DATA SECTION
•••••

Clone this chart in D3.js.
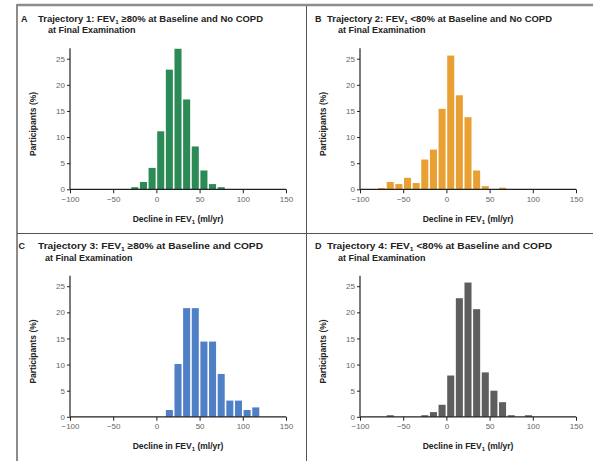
<!DOCTYPE html>
<html>
<head>
<meta charset="utf-8">
<script src="https://cdn.jsdelivr.net/npm/d3@7"></script>
<style>
  body { margin: 0; background: #fff; }
  text { font-family: "Liberation Sans", Arial, sans-serif; }
</style>
</head>
<body>
<div id="chart"></div>
<script>
// Data: percent of participants per 10 ml/yr bin (bin lower edges below)
const binStarts = [-80, -70, -60, -50, -40, -30, -20, -10, 0, 10, 20, 30, 40, 50, 60, 70, 80, 90, 100, 110];
const traj1 = [0, 0, 0, 0, 0, 0.4, 1.4, 4.1, 11.1, 22.9, 26.9, 17.2, 8.2, 3.6, 1.0, 0.4, 0, 0, 0, 0];
const traj2 = [0.25, 1.4, 1.0, 2.2, 1.2, 5.7, 7.6, 15.4, 25.6, 18.0, 13.8, 3.6, 0.6, 0, 0.3, 0, 0, 0, 0, 0];
const traj3 = [0, 0, 0, 0, 0, 0, 0, 0, 0, 1.3, 10.1, 20.8, 20.8, 14.4, 14.4, 8.2, 3.1, 3.1, 1.3, 1.8];
const traj4 = [0, 0.3, 0, 0, 0, 0.3, 0.9, 2.3, 7.9, 22.7, 25.7, 20.6, 8.5, 5.0, 2.8, 0.3, 0, 0.3, 0, 0];

const xTicks = [-100, -50, 0, 50, 100, 150];
const yTicks = [0, 5, 10, 15, 20, 25];

const letters = ["A", "B", "C", "D"];
const titleNums = ["1", "2", "3", "4"];
const titleCmp = ["\u226580%", "<80%", "\u226580%", "<80%"];
const titleEnd = ["and No COPD", "and No COPD", "and COPD", "and COPD"];
const colors = ["#2b8a55", "#e9a033", "#4f7fc4", "#5e5e5e"];
const series = [traj1, traj2, traj3, traj4];

const width = 593;
const height = 461;

const svg = d3.select("#chart")
  .append("svg")
  .attr("width", width)
  .attr("height", height);

// frame
svg.append("line").attr("x1", 17).attr("x2", 593).attr("y1", 5).attr("y2", 5)
  .attr("stroke", "#8c8c8c").attr("stroke-width", 2.5);
svg.append("line").attr("x1", 17).attr("x2", 17).attr("y1", 4).attr("y2", 461)
  .attr("stroke", "#8c8c8c").attr("stroke-width", 2);
svg.append("line").attr("x1", 306.5).attr("x2", 306.5).attr("y1", 6).attr("y2", 461)
  .attr("stroke", "#555").attr("stroke-width", 1);
svg.append("line").attr("x1", 17).attr("x2", 593).attr("y1", 233.5).attr("y2", 233.5)
  .attr("stroke", "#555").attr("stroke-width", 1);

const x = d3.scaleLinear().domain([-100, 150]).range([70, 286]);
const y = d3.scaleLinear().domain([0, 27]).range([189.3, 48.25]);

series.forEach((vals, i) => {
  const col = i % 2;
  const row = Math.floor(i / 2);
  const ox = col * 290;
  const oy = row * 227.5;

  const g = svg.append("g").attr("transform", `translate(${ox}, ${oy})`);

  // title
  const letterX = col === 0 ? (row === 0 ? 21 : 18.5) : 25;
  const textX = col === 0 ? 38 : 37;
  const line2X = col === 0 ? (row === 0 ? 48 : 45) : 48;
  g.append("text")
    .attr("x", letterX).attr("y", 21.5)
    .attr("font-size", 9).attr("font-weight", "bold").attr("fill", "#222")
    .text(letters[i]);
  const t = g.append("text")
    .attr("x", textX).attr("y", 21.5)
    .attr("font-size", 9).attr("font-weight", "bold").attr("fill", "#222")
    .attr("textLength", 225).attr("lengthAdjust", "spacingAndGlyphs");
  t.append("tspan").text(`Trajectory ${titleNums[i]}: FEV`);
  t.append("tspan").attr("font-size", 6).attr("dy", 2).text("1");
  t.append("tspan").attr("dy", -2).text(` ${titleCmp[i]} at Baseline ${titleEnd[i]}`);
  g.append("text")
    .attr("x", line2X).attr("y", 33)
    .attr("font-size", 9).attr("font-weight", "bold").attr("fill", "#222")
    .text("at Final Examination");

  // bars
  g.selectAll(".bar")
    .data(binStarts.map((b, k) => ({b: b, v: vals[k]})).filter(d => d.v > 0))
    .enter()
    .append("rect")
    .attr("x", d => x(d.b) + 0.8)
    .attr("y", d => y(d.v))
    .attr("width", d => x(d.b + 10) - x(d.b) - 1.6)
    .attr("height", d => y(0) - y(d.v))
    .attr("fill", colors[i]);

  // axes
  const xAxis = g.append("g")
    .attr("transform", `translate(0, ${y(0)})`)
    .call(d3.axisBottom(x).tickValues(xTicks).tickSize(4).tickPadding(3)
      .tickFormat(d => d < 0 ? "\u2212" + Math.abs(d) : d));
  const yAxis = g.append("g")
    .attr("transform", `translate(${x(-100)}, 0)`)
    .call(d3.axisLeft(y).tickValues(yTicks).tickSize(3).tickPadding(2));
  [xAxis, yAxis].forEach(a => {
    a.select(".domain").attr("stroke", "#222").attr("stroke-width", 1.2);
    a.selectAll(".tick line").attr("stroke", "#222");
    a.selectAll(".tick text").attr("fill", "#666").attr("font-size", 8)
      .attr("font-family", "Liberation Sans, Arial, sans-serif");
  });
  yAxis.select(".domain").attr("d", `M0,${y(0)}V${y(27)}`);
  xAxis.select(".domain").attr("d", `M${x(-100)},0H${x(150)}`);

  // axis labels
  const xl = g.append("text")
    .attr("x", (x(-100) + x(150)) / 2).attr("y", 221.5)
    .attr("text-anchor", "middle")
    .attr("font-size", 8.5).attr("font-weight", "bold").attr("fill", "#222");
  xl.append("tspan").text("Decline in FEV");
  xl.append("tspan").attr("font-size", 6).attr("dy", 2).text("1");
  xl.append("tspan").attr("dy", -2).text(" (ml/yr)");

  g.append("text")
    .attr("transform", `translate(35.5, ${(y(0) + y(25)) / 2}) rotate(-90)`)
    .attr("text-anchor", "middle")
    .attr("font-size", 8.5).attr("font-weight", "bold").attr("fill", "#222")
    .text("Participants (%)");
});
</script>
</body>
</html>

•••••

WHAT IS REQUIRED
Images should not appear in the copy; retype the listing above exactly.

OUTPUT OF THE EXERCISE
Clone this chart in D3.js.
<!DOCTYPE html>
<html>
<head>
<meta charset="utf-8">
<script src="https://cdn.jsdelivr.net/npm/d3@7"></script>
<style>
  body { margin: 0; background: #fff; }
  text { font-family: "Liberation Sans", Arial, sans-serif; }
</style>
</head>
<body>
<div id="chart"></div>
<script>
// Data: percent of participants per 10 ml/yr bin (bin lower edges below)
const binStarts = [-80, -70, -60, -50, -40, -30, -20, -10, 0, 10, 20, 30, 40, 50, 60, 70, 80, 90, 100, 110];
const traj1 = [0, 0, 0, 0, 0, 0.4, 1.4, 4.1, 11.1, 22.9, 26.9, 17.2, 8.2, 3.6, 1.0, 0.4, 0, 0, 0, 0];
const traj2 = [0.25, 1.4, 1.0, 2.2, 1.2, 5.7, 7.6, 15.4, 25.6, 18.0, 13.8, 3.6, 0.6, 0, 0.3, 0, 0, 0, 0, 0];
const traj3 = [0, 0, 0, 0, 0, 0, 0, 0, 0, 1.3, 10.1, 20.8, 20.8, 14.4, 14.4, 8.2, 3.1, 3.1, 1.3, 1.8];
const traj4 = [0, 0.3, 0, 0, 0, 0.3, 0.9, 2.3, 7.9, 22.7, 25.7, 20.6, 8.5, 5.0, 2.8, 0.3, 0, 0.3, 0, 0];

const xTicks = [-100, -50, 0, 50, 100, 150];
const yTicks = [0, 5, 10, 15, 20, 25];

const letters = ["A", "B", "C", "D"];
const titleNums = ["1", "2", "3", "4"];
const titleCmp = ["\u226580%", "<80%", "\u226580%", "<80%"];
const titleEnd = ["and No COPD", "and No COPD", "and COPD", "and COPD"];
const colors = ["#2b8a55", "#e9a033", "#4f7fc4", "#5e5e5e"];
const series = [traj1, traj2, traj3, traj4];

const width = 593;
const height = 461;

const svg = d3.select("#chart")
  .append("svg")
  .attr("width", width)
  .attr("height", height);

// frame
svg.append("line").attr("x1", 17).attr("x2", 593).attr("y1", 5).attr("y2", 5)
  .attr("stroke", "#8c8c8c").attr("stroke-width", 2.5);
svg.append("line").attr("x1", 17).attr("x2", 17).attr("y1", 4).attr("y2", 461)
  .attr("stroke", "#8c8c8c").attr("stroke-width", 2);
svg.append("line").attr("x1", 306.5).attr("x2", 306.5).attr("y1", 6).attr("y2", 461)
  .attr("stroke", "#555").attr("stroke-width", 1);
svg.append("line").attr("x1", 17).attr("x2", 593).attr("y1", 233.5).attr("y2", 233.5)
  .attr("stroke", "#555").attr("stroke-width", 1);

const x = d3.scaleLinear().domain([-100, 150]).range([70, 286]);
const y = d3.scaleLinear().domain([0, 27]).range([189.3, 48.25]);

series.forEach((vals, i) => {
  const col = i % 2;
  const row = Math.floor(i / 2);
  const ox = col * 290;
  const oy = row * 227.5;

  const g = svg.append("g").attr("transform", `translate(${ox}, ${oy})`);

  // title
  const letterX = col === 0 ? (row === 0 ? 21 : 18.5) : 25;
  const textX = col === 0 ? 38 : 37;
  const line2X = col === 0 ? (row === 0 ? 48 : 45) : 48;
  g.append("text")
    .attr("x", letterX).attr("y", 21.5)
    .attr("font-size", 9).attr("font-weight", "bold").attr("fill", "#222")
    .text(letters[i]);
  const t = g.append("text")
    .attr("x", textX).attr("y", 21.5)
    .attr("font-size", 9).attr("font-weight", "bold").attr("fill", "#222")
    .attr("textLength", 225).attr("lengthAdjust", "spacingAndGlyphs");
  t.append("tspan").text(`Trajectory ${titleNums[i]}: FEV`);
  t.append("tspan").attr("font-size", 6).attr("dy", 2).text("1");
  t.append("tspan").attr("dy", -2).text(` ${titleCmp[i]} at Baseline ${titleEnd[i]}`);
  g.append("text")
    .attr("x", line2X).attr("y", 33)
    .attr("font-size", 9).attr("font-weight", "bold").attr("fill", "#222")
    .text("at Final Examination");

  // bars
  g.selectAll(".bar")
    .data(binStarts.map((b, k) => ({b: b, v: vals[k]})).filter(d => d.v > 0))
    .enter()
    .append("rect")
    .attr("x", d => x(d.b) + 0.8)
    .attr("y", d => y(d.v))
    .attr("width", d => x(d.b + 10) - x(d.b) - 1.6)
    .attr("height", d => y(0) - y(d.v))
    .attr("fill", colors[i]);

  // axes
  const xAxis = g.append("g")
    .attr("transform", `translate(0, ${y(0)})`)
    .call(d3.axisBottom(x).tickValues(xTicks).tickSize(4).tickPadding(3)
      .tickFormat(d => d < 0 ? "\u2212" + Math.abs(d) : d));
  const yAxis = g.append("g")
    .attr("transform", `translate(${x(-100)}, 0)`)
    .call(d3.axisLeft(y).tickValues(yTicks).tickSize(3).tickPadding(2));
  [xAxis, yAxis].forEach(a => {
    a.select(".domain").attr("stroke", "#222").attr("stroke-width", 1.2);
    a.selectAll(".tick line").attr("stroke", "#222");
    a.selectAll(".tick text").attr("fill", "#666").attr("font-size", 8)
      .attr("font-family", "Liberation Sans, Arial, sans-serif");
  });
  yAxis.select(".domain").attr("d", `M0,${y(0)}V${y(27)}`);
  xAxis.select(".domain").attr("d", `M${x(-100)},0H${x(150)}`);

  // axis labels
  const xl = g.append("text")
    .attr("x", (x(-100) + x(150)) / 2).attr("y", 221.5)
    .attr("text-anchor", "middle")
    .attr("font-size", 8.5).attr("font-weight", "bold").attr("fill", "#222");
  xl.append("tspan").text("Decline in FEV");
  xl.append("tspan").attr("font-size", 6).attr("dy", 2).text("1");
  xl.append("tspan").attr("dy", -2).text(" (ml/yr)");

  g.append("text")
    .attr("transform", `translate(35.5, ${(y(0) + y(25)) / 2}) rotate(-90)`)
    .attr("text-anchor", "middle")
    .attr("font-size", 8.5).attr("font-weight", "bold").attr("fill", "#222")
    .text("Participants (%)");
});
</script>
</body>
</html>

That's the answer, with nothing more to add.